KONTAN.CO.ID-JAKARTA. Melansir draf dokumen
Comprehensive Investment and Policy Plan (CIPP) tercantum dua proyek pemensiunan dini pembangkit listrik tenaga uap (PLTU) yang menjadi proyek prioritas Just Energy Transition Partnership (JETP). Kedua proyek itu ialah PLTU Pelabuhan Ratu dan PLTU Pelabuhan Cirebon-1 dengan total kapasitas 1,629 Giga Watt (GW).

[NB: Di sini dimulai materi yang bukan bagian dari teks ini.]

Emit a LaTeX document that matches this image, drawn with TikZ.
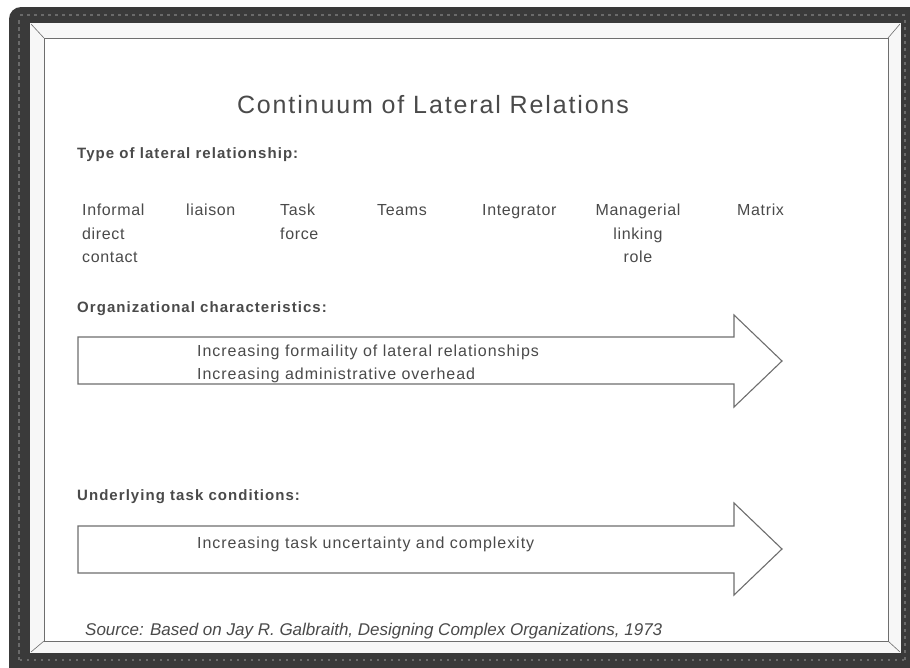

PLTU Pelabuhan Ratu berkapasitas 969 MW menyalurkan listrik untuk sistem Jawa-Madura-Bali. Pembangkit ini seharusnya dapat beroperasi hingga 2042., namun dengan dipensiunkan dini, umur pembangkit ini dipangkas 5 tahun sehingga hanya beroperasi sampai 2037. Estimasi investasi pemensiunan dini PLTU Pelabuhan Ratu senilai US$ 870 juta.
Sedangkan untuk PLTU Cirebon-1 berkapasitas 660 MW juga melistriki sistem Jawa-Madura-Bali seharusnya dapat beroperasi sampai 2045. Namun dengan dipangkas umurnya 8 tahun, pembangkit ini
hanya akan beroperasi sampai 2037. Estimasi investasi proyek ini sekitar US$ 300 juta.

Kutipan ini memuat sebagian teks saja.